La nouvelle qui ouvre le volume, « Un rat dans le crâne », nominée au Hugo 1959, est celle qui, à mon avis, a le plus mal vieilli. Légère modernisation de l’histoire de « savant fou » où un chercheur voit son université se refuser à financer ses travaux et décide de les poursuivre à domicile… On n’est pas loin du laboratoire d’arrière-cour ! Par ailleurs, l’électronique et la robotique d’un côté, les sciences cognitives de l’autre, ont fait quelques progrès depuis les années 50. Pour apprécier ce récit à sa juste valeur, il faut se mettre en situation et savoir qu’on lit là un texte écrit avant notre naissance (pour la majorité d’entre nous, tout du moins) et s’imprégner de ce contexte. Notons encore avec plaisir que L’OdS a repris en guise de couverture l’illustration originale de Emsh du numéro de décembre 58 de la revue If, où cette nouvelle était parue à l’origine.

Le deuxième texte, « Les Anciens martiens », daté de 1952, a moins vieilli bien qu’il soit empreint des forts relents d’une Guerre Froide naissante. Si on n’est pas bien loin du Ray Bradbury des Chroniques Martiennes, le Martien est toutefois d’un type plus ancien, c’est à dire perçu comme une menace, et tout le texte est conçu comme un récit d’espionnage de la plus belle eau.

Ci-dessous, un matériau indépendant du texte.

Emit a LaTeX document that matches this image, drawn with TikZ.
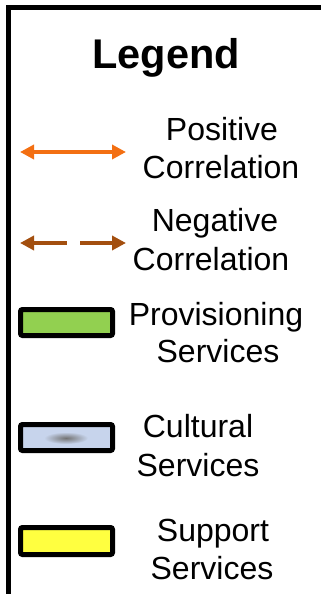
\documentclass[tikz,border=0pt]{standalone}
\usepackage{fontspec}
\setmainfont{Liberation Sans}
\usetikzlibrary{arrows.meta}
\definecolor{posorange}{HTML}{F36F12}
\definecolor{negbrown}{HTML}{A34F0F}
\definecolor{provgreen}{HTML}{92D050}
\definecolor{cultblue}{HTML}{C7D4EC}
\definecolor{suppyellow}{HTML}{FFFF40}
\tikzset{
  lbl/.style={anchor=base, inner sep=0pt, font=\fontsize{32}{38}\selectfont},
  swatch/.style={draw=black, line width=5pt, rounded corners=2pt},
  corr/.style={line width=3.5pt, {Triangle[length=14pt,width=14pt]}-{Triangle[length=14pt,width=14pt]}}
}
\begin{document}
\begin{tikzpicture}[x=1pt,y=-1pt]
\useasboundingbox (0,0) rectangle (321,594);
% frame
\draw[line width=4.5pt] (8.5,600) -- (8.5,7.5) -- (330,7.5);
% title
\node[anchor=base, inner sep=0pt, font=\bfseries\fontsize{41.5}{48}\selectfont] (title) at (166,68) {Legend};
% positive
\coordinate (p1) at (20,152);
\coordinate (p2) at (126,152);
\draw[corr, posorange] (p1) -- (p2);
\node[lbl] (pos1) at (222,140) {Positive};
\node[lbl] (pos2) at (221,178) {Correlation};
% negative
\coordinate (n1) at (20,243);
\coordinate (n2) at (126,243);
\draw[corr, negbrown, dash pattern=on 34pt off 13pt] (n1) -- (n2);
\node[lbl] (neg1) at (215,231) {Negative};
\node[lbl] (neg2) at (211,270) {Correlation};
% provisioning
\draw[swatch, fill=provgreen] (20.5,309.5) rectangle (112.5,335.5);
\node[lbl] (prov1) at (216,325) {Provisioning};
\node[lbl] (prov2) at (218,362) {Services};
% cultural
\draw[swatch, fill=cultblue] (20.5,424.5) rectangle (112.5,450.5);
\shade[inner color=black!55, outer color=cultblue] (66,438) ellipse (22 and 6);
\node[lbl] (cult1) at (198,437) {Cultural};
\node[lbl] (cult2) at (198,476) {Services};
% support
\draw[swatch, fill=suppyellow] (20.5,527.5) rectangle (112.5,554.5);
\node[lbl] (supp1) at (213,541) {Support};
\node[lbl] (supp2) at (212,579) {Services};
\end{tikzpicture}
\end{document}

« La Galerie » est certainement le plus moderne des textes réunis ici bien que l’entame soit davantage encore marquée par l’esprit de la Guerre Froide que le précédent (Khrouchtchev jouera bientôt de la godasse à l’ONU). Mais Rog Phillips va finalement réorienter avec bonheur son texte vers davantage d’ouverture à l’autre, lui conférant ainsi un surcroît de modernité.

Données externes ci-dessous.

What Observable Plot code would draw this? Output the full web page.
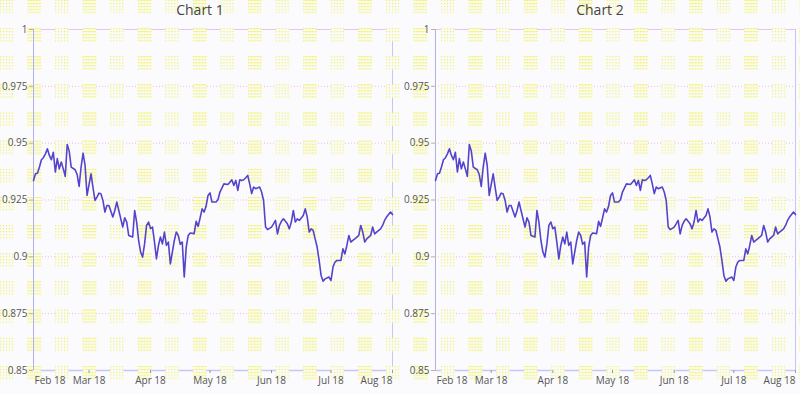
<!DOCTYPE html>
<html><head><meta charset="utf-8">
<script src="https://cdn.jsdelivr.net/npm/d3@7"></script>
<script src="https://cdn.jsdelivr.net/npm/@observablehq/plot@0.6"></script>
<style>
html,body{margin:0;padding:0;width:800px;height:394px;overflow:hidden;background:#fbfbfe;}
#wrap{position:relative;width:800px;height:394px;}
#bg{position:absolute;left:0;top:0;}
.chart{position:absolute;top:0;width:400px;height:394px;}
.title{height:22px;line-height:24px;text-align:center;font:14px "Open Sans",sans-serif;color:#444;position:relative;}
.chart svg{display:block;}
</style></head><body>
<div id="wrap"><svg id="bg" width="800" height="394"></svg>
<div class="chart" id="c1" style="left:0"></div>
<div class="chart" id="c2" style="left:400px"></div></div>
<script>
const chartTitles = ["Chart 1", "Chart 2"];
const startDate = "2018-02-01";
const endDate = "2018-08-01";
const dayOffsets = [0,1,2,3,4,5,6,7,8,9,10,11,12,13,14,15,16,17,18,19,21,22,23,24,25,26,27,29,30,31,32,33,34,35,36,37,38,40,41,42,43,45,46,47,48,50,51,52,53,54,55,56,57,58,59,60,61,62,63,64,65,66,67,68,69,71,72,73,74,75,76,77,78,79,81,82,83,84,85,86,87,88,89,90,92,93,94,96,98,99,100,101,102,103,104,105,106,107,108,109,110,111,112,114,115,116,117,118,120,121,122,123,124,125,126,128,129,130,131,132,133,134,136,137,138,139,140,141,142,143,144,145,146,147,149,150,151,152,153,154,155,156,157,158,159,160,161,162,164,165,166,167,168,169,170,171,172,173,175,176,177,178,180,181];
const values = [0.9336,0.9365,0.9368,0.9395,0.9427,0.9436,0.9453,0.9475,0.9446,0.9427,0.9460,0.9373,0.9432,0.9387,0.9417,0.9387,0.9354,0.9494,0.9465,0.9395,0.9383,0.9362,0.9310,0.9395,0.9456,0.9402,0.9270,0.9365,0.9304,0.9248,0.9263,0.9280,0.9277,0.9248,0.9197,0.9226,0.9226,0.9175,0.9204,0.9241,0.9204,0.9131,0.9172,0.9153,0.9094,0.9087,0.9204,0.9153,0.9072,0.9021,0.8999,0.9057,0.9138,0.9153,0.9124,0.9131,0.9065,0.8991,0.9050,0.9087,0.9057,0.9109,0.9050,0.9065,0.8969,0.9072,0.9109,0.9094,0.9055,0.9065,0.8911,0.9043,0.9094,0.9105,0.9102,0.9156,0.9134,0.9171,0.9211,0.9197,0.9222,0.9270,0.9281,0.9241,0.9241,0.9251,0.9285,0.9321,0.9318,0.9328,0.9339,0.9314,0.9336,0.9292,0.9339,0.9336,0.9339,0.9348,0.9358,0.9321,0.9278,0.9307,0.9300,0.9307,0.9285,0.9248,0.9131,0.9120,0.9131,0.9145,0.9160,0.9101,0.9138,0.9156,0.9167,0.9145,0.9123,0.9153,0.9204,0.9153,0.9167,0.9160,0.9182,0.9211,0.9175,0.9109,0.9123,0.9116,0.9079,0.9043,0.8984,0.8918,0.8893,0.8903,0.8911,0.8896,0.8955,0.8977,0.8984,0.8984,0.8984,0.9035,0.9013,0.9050,0.9094,0.9065,0.9072,0.9079,0.9094,0.9138,0.9109,0.9065,0.9079,0.9087,0.9094,0.9131,0.9101,0.9109,0.9123,0.9138,0.9160,0.9175,0.9197,0.9186];
const yTicks = [0.85, 0.875, 0.9, 0.925, 0.95, 0.975, 1];
const monthTicks = ["2018-02-01","2018-03-01","2018-04-01","2018-05-01","2018-06-01","2018-07-01","2018-08-01"];

const BG = "#fbfbfe";
const PX = 27.57, PY = 28.15, PS = 13.3, TITLE_H = 22;

const d0 = new Date(startDate), d1 = new Date(endDate);
const data = dayOffsets.map((d, i) => ({date: d3.utcDay.offset(d0, d), value: values[i]}));
const months = monthTicks.map(s => new Date(s));
const fmtX = d3.utcFormat("%b %y");
const fmtY = d => String(+d.toFixed(3));

function addPattern(sel, id, ox, oy) {
  const defs = sel.append("defs");
  const mk = (pid, w, color) => {
    const p = defs.append("pattern").attr("id", pid).attr("patternUnits", "userSpaceOnUse")
      .attr("width", 3).attr("height", 3);
    p.append("rect").attr("width", 3).attr("height", 3).attr("fill", BG);
    p.append("rect").attr("width", w).attr("height", 1).attr("fill", color);
  };
  mk(id + "-dd", 2, "#f0f04a");
  mk(id + "-ds", 1, "#eeee4a");
  const t = defs.append("pattern").attr("id", id + "-t").attr("patternUnits", "userSpaceOnUse")
    .attr("x", -ox).attr("y", -oy).attr("width", 2 * PX).attr("height", PY);
  t.append("rect").attr("width", PS).attr("height", PS).attr("fill", `url(#${id}-ds)`);
  t.append("rect").attr("x", PX).attr("width", PS).attr("height", PS).attr("fill", `url(#${id}-dd)`);
  return `url(#${id}-t)`;
}

// page background patches
{
  const s = d3.select("#bg");
  const f = addPattern(s, "pg", 0, 0);
  s.append("rect").attr("width", 800).attr("height", 394).attr("fill", f);
}

function overlay(id, ox, oy) {
  return (index, scales, values, dims) => {
    const g = d3.create("svg:g");
    const f = addPattern(g, id, ox, oy);
    g.append("rect").attr("width", dims.width).attr("height", dims.height).attr("fill", f);
    return g.node();
  };
}

function drawChart(el, title, ml, mr, ox, id) {
  const t = document.createElement("div");
  t.className = "title";
  t.textContent = title;
  el.appendChild(t);
  const mid = months.slice(1, -1);
  const plot = Plot.plot({
    width: 400, height: 394 - TITLE_H,
    marginLeft: ml, marginRight: mr, marginTop: 7, marginBottom: 24,
    style: {background: "transparent", fontFamily: "'Open Sans', sans-serif", fontSize: "10px", color: "#555", overflow: "visible"},
    x: {type: "utc", domain: [d0, d1]},
    y: {domain: [0.85, 1]},
    marks: [
      Plot.ruleY(yTicks.filter(v => v > 0.85 && v < 1), {stroke: "#eeb8ee", strokeDasharray: "1,2"}),
      Plot.ruleY([1], {stroke: "#e4c4f2"}),
      Plot.ruleY([0.85], {stroke: "#c6c6f6", strokeWidth: 1.5}),
      Plot.ruleX([d1], {stroke: "#c6c6f6"}),
      overlay(id, ox, TITLE_H),
      Plot.ruleX([d0], {stroke: "#b0b0ee"}),
      Plot.axisY({ticks: yTicks, tickFormat: fmtY, tickSize: 4, tickPadding: 2, stroke: "#c8b070", fill: "#555", label: null}),
      Plot.axisX({ticks: mid, tickFormat: fmtX, tickSize: 3, tickPadding: 3, stroke: "#999", fill: "#555", label: null}),
      Plot.axisX({ticks: [d0], tickFormat: fmtX, tickSize: 0, tickPadding: 6, textAnchor: "start", dx: 1, fill: "#555", label: null}),
      Plot.axisX({ticks: [d1], tickFormat: fmtX, tickSize: 3, tickPadding: 3, textAnchor: "end", stroke: "#999", fill: "#555", label: null}),
      Plot.lineY(data, {x: "date", y: "value", stroke: "#5444cc", strokeWidth: 1.6})
    ]
  });
  el.appendChild(plot);
}

drawChart(document.getElementById("c1"), chartTitles[0], 33, 8, 0, "p1");
drawChart(document.getElementById("c2"), chartTitles[1], 35, 5, 400, "p2");
</script>
</body></html>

Enfin, « Les Parias » joue du thème de l’altérité sur fond de risque nucléaire. Sans en avoir l’incroyable force, ce texte évoque par maints aspects « Journal d’un monstre », qui révéla le talent de Richard Matheson quasiment à la même époque. Le monstre d’aujourd’hui, terrifiant, sera la norme de demain. La nouvelle peut se lire comme une parabole contre le racisme. Ce qui serait aujourd’hui de la banalité la plus totale était alors radicalement progressiste, voire avant-gardiste, alors que les chasses aux sorcières maccarthystes n’avaient pas encore commencé ni a fortiori le mouvement pour les droits civiques qui en constituerait la réplique. Hiroshima était encore tout chaud et la thématique des dangers de l’atome, tant civil que militaire, venait tout juste de poindre.

Nul ne s’attendait ici à jamais revoir le nom de Rog Phillips sur la couverture d’un livre, plus de soixante ans après sa précédente publication ! Ce petit recueil n’est nullement indispensable, mais ce serait bouder son plaisir que de faire l’impasse pour tous ceux qui apprécient la SF classique. Une occasion à ne pas manquer.